◆ **TASK DESCRIPTION**
Reproduce the listing exactly, with no pictures in your copy.

◆ **DATA EXCERPT**
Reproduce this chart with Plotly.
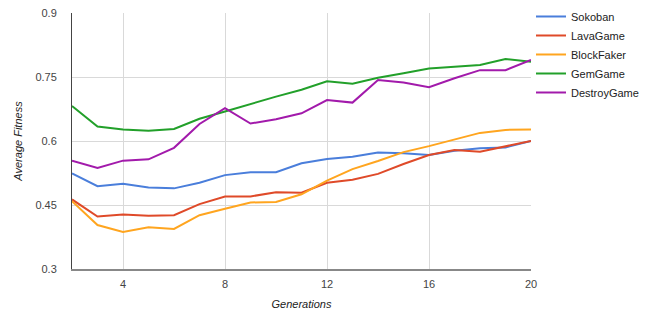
import plotly.graph_objects as go

generations = list(range(2, 21))

sokoban = [0.524, 0.494, 0.500, 0.491, 0.489, 0.502, 0.520, 0.527, 0.527, 0.548,
           0.558, 0.563, 0.573, 0.571, 0.567, 0.577, 0.583, 0.585, 0.600]
lavagame = [0.463, 0.423, 0.428, 0.425, 0.426, 0.452, 0.470, 0.470, 0.480, 0.479,
            0.502, 0.509, 0.523, 0.546, 0.567, 0.579, 0.575, 0.588, 0.600]
blockfaker = [0.459, 0.403, 0.387, 0.398, 0.394, 0.426, 0.441, 0.456, 0.457, 0.475,
              0.507, 0.534, 0.553, 0.574, 0.588, 0.604, 0.619, 0.626, 0.627]
gemgame = [0.682, 0.634, 0.627, 0.624, 0.628, 0.652, 0.669, 0.687, 0.704, 0.720,
           0.740, 0.734, 0.748, 0.759, 0.770, 0.774, 0.778, 0.792, 0.786]
destroygame = [0.554, 0.537, 0.554, 0.557, 0.584, 0.640, 0.677, 0.641, 0.651, 0.665,
               0.696, 0.690, 0.743, 0.737, 0.726, 0.747, 0.766, 0.766, 0.790]

series_names = ["Sokoban", "LavaGame", "BlockFaker", "GemGame", "DestroyGame"]
series_values = [sokoban, lavagame, blockfaker, gemgame, destroygame]
colors = ["#4a7edb", "#df4a29", "#ffa51f", "#22a02a", "#a21aab"]

x_ticks = [4, 8, 12, 16, 20]
y_ticks = [0.3, 0.45, 0.6, 0.75, 0.9]
y_tick_labels = ["0.3", "0.45", "0.6", "0.75", "0.9"]

font_family = "Arial, 'Liberation Sans', sans-serif"

fig = go.Figure()
for name, vals, col in zip(series_names, series_values, colors):
    fig.add_trace(go.Scatter(x=generations, y=vals, name=name, mode="lines",
                             line=dict(color=col, width=2)))

fig.update_layout(
    width=649, height=311,
    margin=dict(l=72, r=118, t=13, b=42, autoexpand=False),
    paper_bgcolor="white", plot_bgcolor="white",
    font=dict(family=font_family, size=11, color="#222"),
    showlegend=True,
    legend=dict(x=1.0, xanchor="left", y=1.043, yanchor="top",
                font=dict(size=11, color="#222"), itemwidth=30,
                tracegroupgap=0, bgcolor="rgba(0,0,0,0)"),
    xaxis=dict(range=[2, 20], tickvals=x_ticks, showgrid=True, gridcolor="#d9d9d9",
               gridwidth=1, zeroline=False, showline=True, linecolor="#888",
               linewidth=1.5, tickfont=dict(size=11, color="#444"),
               ticklabelstandoff=4, automargin=False,
               title=dict(text="<i>Generations</i>", font=dict(size=11, color="#222"),
                          standoff=11)),
    yaxis=dict(range=[0.3, 0.9], tickvals=y_ticks, ticktext=y_tick_labels,
               showgrid=True, gridcolor="#d9d9d9", gridwidth=1, zeroline=False,
               showline=True, linecolor="#444", linewidth=1,
               tickfont=dict(size=11, color="#444"), ticklabelstandoff=12,
               automargin=False,
               title=dict(text="<i>Average Fitness</i>", font=dict(size=11, color="#222"),
                          standoff=10)),
)

fig.write_html("out.html", config={"displayModeBar": False},
               post_script="document.body.style.margin='0px';document.body.style.padding='0px';")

◆ **COMPLETED TASK**
Reproduce this chart with Plotly.
import plotly.graph_objects as go

generations = list(range(2, 21))

sokoban = [0.524, 0.494, 0.500, 0.491, 0.489, 0.502, 0.520, 0.527, 0.527, 0.548,
           0.558, 0.563, 0.573, 0.571, 0.567, 0.577, 0.583, 0.585, 0.600]
lavagame = [0.463, 0.423, 0.428, 0.425, 0.426, 0.452, 0.470, 0.470, 0.480, 0.479,
            0.502, 0.509, 0.523, 0.546, 0.567, 0.579, 0.575, 0.588, 0.600]
blockfaker = [0.459, 0.403, 0.387, 0.398, 0.394, 0.426, 0.441, 0.456, 0.457, 0.475,
              0.507, 0.534, 0.553, 0.574, 0.588, 0.604, 0.619, 0.626, 0.627]
gemgame = [0.682, 0.634, 0.627, 0.624, 0.628, 0.652, 0.669, 0.687, 0.704, 0.720,
           0.740, 0.734, 0.748, 0.759, 0.770, 0.774, 0.778, 0.792, 0.786]
destroygame = [0.554, 0.537, 0.554, 0.557, 0.584, 0.640, 0.677, 0.641, 0.651, 0.665,
               0.696, 0.690, 0.743, 0.737, 0.726, 0.747, 0.766, 0.766, 0.790]

series_names = ["Sokoban", "LavaGame", "BlockFaker", "GemGame", "DestroyGame"]
series_values = [sokoban, lavagame, blockfaker, gemgame, destroygame]
colors = ["#4a7edb", "#df4a29", "#ffa51f", "#22a02a", "#a21aab"]

x_ticks = [4, 8, 12, 16, 20]
y_ticks = [0.3, 0.45, 0.6, 0.75, 0.9]
y_tick_labels = ["0.3", "0.45", "0.6", "0.75", "0.9"]

font_family = "Arial, 'Liberation Sans', sans-serif"

fig = go.Figure()
for name, vals, col in zip(series_names, series_values, colors):
    fig.add_trace(go.Scatter(x=generations, y=vals, name=name, mode="lines",
                             line=dict(color=col, width=2)))

fig.update_layout(
    width=649, height=311,
    margin=dict(l=72, r=118, t=13, b=42, autoexpand=False),
    paper_bgcolor="white", plot_bgcolor="white",
    font=dict(family=font_family, size=11, color="#222"),
    showlegend=True,
    legend=dict(x=1.0, xanchor="left", y=1.043, yanchor="top",
                font=dict(size=11, color="#222"), itemwidth=30,
                tracegroupgap=0, bgcolor="rgba(0,0,0,0)"),
    xaxis=dict(range=[2, 20], tickvals=x_ticks, showgrid=True, gridcolor="#d9d9d9",
               gridwidth=1, zeroline=False, showline=True, linecolor="#888",
               linewidth=1.5, tickfont=dict(size=11, color="#444"),
               ticklabelstandoff=4, automargin=False,
               title=dict(text="<i>Generations</i>", font=dict(size=11, color="#222"),
                          standoff=11)),
    yaxis=dict(range=[0.3, 0.9], tickvals=y_ticks, ticktext=y_tick_labels,
               showgrid=True, gridcolor="#d9d9d9", gridwidth=1, zeroline=False,
               showline=True, linecolor="#444", linewidth=1,
               tickfont=dict(size=11, color="#444"), ticklabelstandoff=12,
               automargin=False,
               title=dict(text="<i>Average Fitness</i>", font=dict(size=11, color="#222"),
                          standoff=10)),
)

fig.write_html("out.html", config={"displayModeBar": False},
               post_script="document.body.style.margin='0px';document.body.style.padding='0px';")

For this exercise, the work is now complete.